■ Exercise requirements ■
Pictures stay out of the copy. Repeat exactly the lines from the first entry below through the line that contains "base_o = alt.Chart(df_o)", and nothing beyond.

____

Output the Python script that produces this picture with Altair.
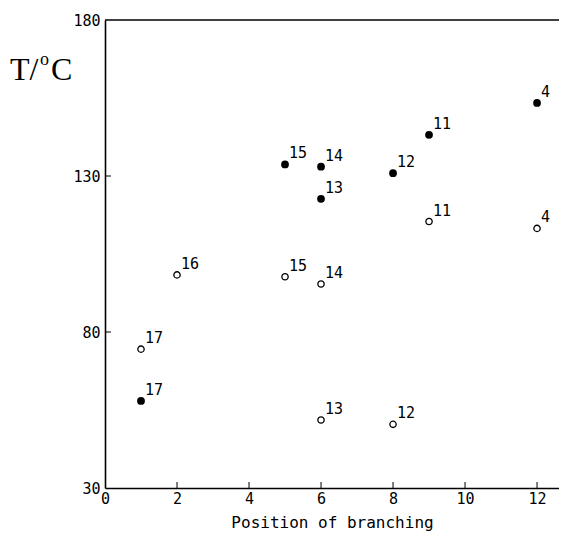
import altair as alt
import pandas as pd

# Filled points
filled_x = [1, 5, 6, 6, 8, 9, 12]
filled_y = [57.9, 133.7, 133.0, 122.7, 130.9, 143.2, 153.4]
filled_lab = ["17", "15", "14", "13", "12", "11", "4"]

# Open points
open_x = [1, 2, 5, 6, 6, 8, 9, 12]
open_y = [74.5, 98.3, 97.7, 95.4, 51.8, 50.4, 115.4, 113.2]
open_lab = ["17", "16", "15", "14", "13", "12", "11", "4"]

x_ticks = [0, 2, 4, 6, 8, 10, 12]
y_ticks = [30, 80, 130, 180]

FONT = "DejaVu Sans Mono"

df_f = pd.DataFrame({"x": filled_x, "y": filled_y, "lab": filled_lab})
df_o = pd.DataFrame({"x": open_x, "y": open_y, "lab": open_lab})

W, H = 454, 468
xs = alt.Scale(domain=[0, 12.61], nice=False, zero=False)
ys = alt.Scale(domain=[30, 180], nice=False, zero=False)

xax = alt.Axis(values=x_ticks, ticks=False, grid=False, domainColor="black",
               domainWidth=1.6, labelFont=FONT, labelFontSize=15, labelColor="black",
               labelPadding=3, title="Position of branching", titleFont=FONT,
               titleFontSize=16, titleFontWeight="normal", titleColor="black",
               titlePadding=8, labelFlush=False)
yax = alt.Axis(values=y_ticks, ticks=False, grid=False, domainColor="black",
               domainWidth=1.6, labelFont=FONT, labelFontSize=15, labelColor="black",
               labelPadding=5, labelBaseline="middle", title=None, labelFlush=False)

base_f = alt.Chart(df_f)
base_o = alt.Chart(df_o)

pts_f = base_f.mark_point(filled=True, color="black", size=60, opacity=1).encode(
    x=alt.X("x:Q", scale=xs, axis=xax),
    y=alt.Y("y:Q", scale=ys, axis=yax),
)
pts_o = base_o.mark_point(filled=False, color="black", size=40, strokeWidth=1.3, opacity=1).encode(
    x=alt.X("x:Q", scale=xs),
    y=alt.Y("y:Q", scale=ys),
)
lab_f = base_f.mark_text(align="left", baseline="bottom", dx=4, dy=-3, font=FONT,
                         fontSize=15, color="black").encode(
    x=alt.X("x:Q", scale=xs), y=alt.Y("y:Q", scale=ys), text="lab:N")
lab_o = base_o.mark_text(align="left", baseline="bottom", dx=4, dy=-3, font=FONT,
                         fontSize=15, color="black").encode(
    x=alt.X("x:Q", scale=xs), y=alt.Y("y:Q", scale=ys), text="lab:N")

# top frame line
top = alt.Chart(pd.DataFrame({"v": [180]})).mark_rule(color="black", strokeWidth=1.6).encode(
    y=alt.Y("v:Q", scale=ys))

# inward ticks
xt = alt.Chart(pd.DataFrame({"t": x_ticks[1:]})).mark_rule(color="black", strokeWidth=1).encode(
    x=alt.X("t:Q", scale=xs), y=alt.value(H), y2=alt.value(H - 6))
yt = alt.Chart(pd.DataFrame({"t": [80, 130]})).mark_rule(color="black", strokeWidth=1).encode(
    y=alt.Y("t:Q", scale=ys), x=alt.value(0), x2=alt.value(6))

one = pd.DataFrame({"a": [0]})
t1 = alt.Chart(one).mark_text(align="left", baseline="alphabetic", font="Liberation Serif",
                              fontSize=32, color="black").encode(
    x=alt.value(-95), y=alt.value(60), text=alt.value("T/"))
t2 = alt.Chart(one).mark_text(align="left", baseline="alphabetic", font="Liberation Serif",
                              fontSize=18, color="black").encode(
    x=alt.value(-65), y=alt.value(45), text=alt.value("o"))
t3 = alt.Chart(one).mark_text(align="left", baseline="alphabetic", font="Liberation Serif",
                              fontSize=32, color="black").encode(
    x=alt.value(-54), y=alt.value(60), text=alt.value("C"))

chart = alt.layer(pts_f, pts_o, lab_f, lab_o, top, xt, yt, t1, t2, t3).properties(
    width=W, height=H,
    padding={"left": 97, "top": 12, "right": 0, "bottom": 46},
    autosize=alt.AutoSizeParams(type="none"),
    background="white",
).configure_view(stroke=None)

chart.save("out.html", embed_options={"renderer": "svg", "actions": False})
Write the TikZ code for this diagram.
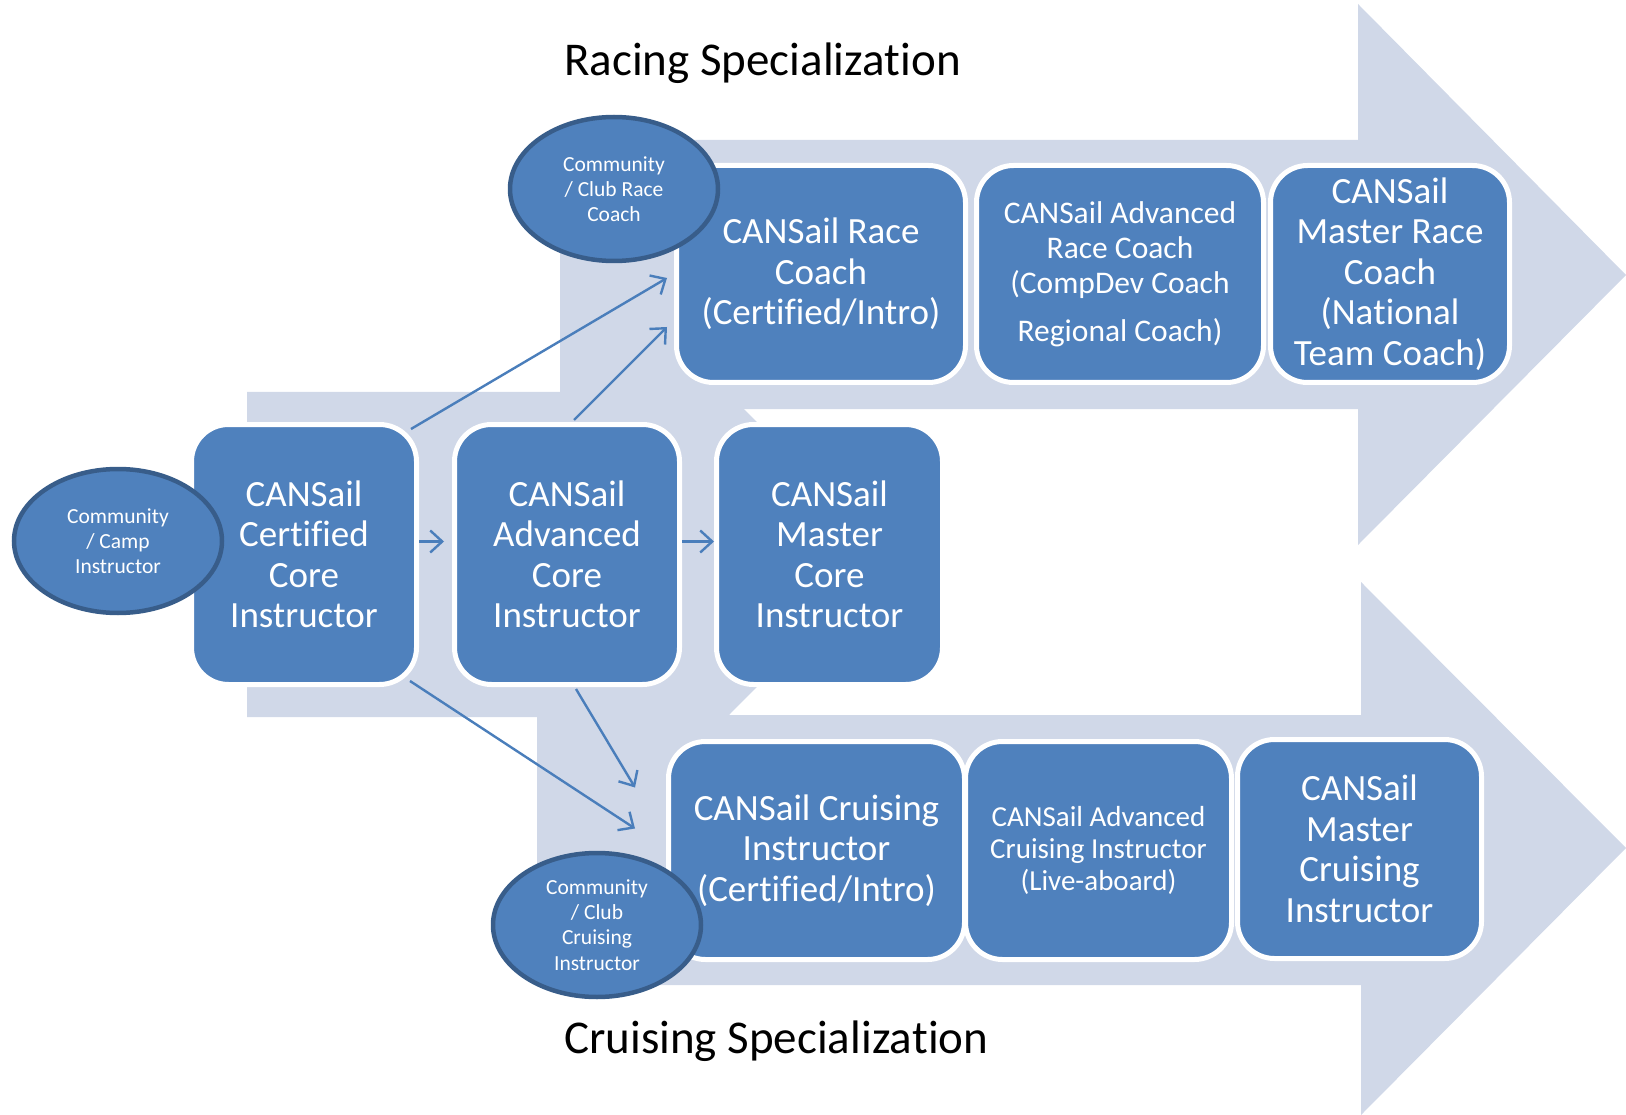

____

■ Answer to this problem ■
Output the Python script that produces this picture with Altair.
import altair as alt
import pandas as pd

# Filled points
filled_x = [1, 5, 6, 6, 8, 9, 12]
filled_y = [57.9, 133.7, 133.0, 122.7, 130.9, 143.2, 153.4]
filled_lab = ["17", "15", "14", "13", "12", "11", "4"]

# Open points
open_x = [1, 2, 5, 6, 6, 8, 9, 12]
open_y = [74.5, 98.3, 97.7, 95.4, 51.8, 50.4, 115.4, 113.2]
open_lab = ["17", "16", "15", "14", "13", "12", "11", "4"]

x_ticks = [0, 2, 4, 6, 8, 10, 12]
y_ticks = [30, 80, 130, 180]

FONT = "DejaVu Sans Mono"

df_f = pd.DataFrame({"x": filled_x, "y": filled_y, "lab": filled_lab})
df_o = pd.DataFrame({"x": open_x, "y": open_y, "lab": open_lab})

W, H = 454, 468
xs = alt.Scale(domain=[0, 12.61], nice=False, zero=False)
ys = alt.Scale(domain=[30, 180], nice=False, zero=False)

xax = alt.Axis(values=x_ticks, ticks=False, grid=False, domainColor="black",
               domainWidth=1.6, labelFont=FONT, labelFontSize=15, labelColor="black",
               labelPadding=3, title="Position of branching", titleFont=FONT,
               titleFontSize=16, titleFontWeight="normal", titleColor="black",
               titlePadding=8, labelFlush=False)
yax = alt.Axis(values=y_ticks, ticks=False, grid=False, domainColor="black",
               domainWidth=1.6, labelFont=FONT, labelFontSize=15, labelColor="black",
               labelPadding=5, labelBaseline="middle", title=None, labelFlush=False)

base_f = alt.Chart(df_f)
base_o = alt.Chart(df_o)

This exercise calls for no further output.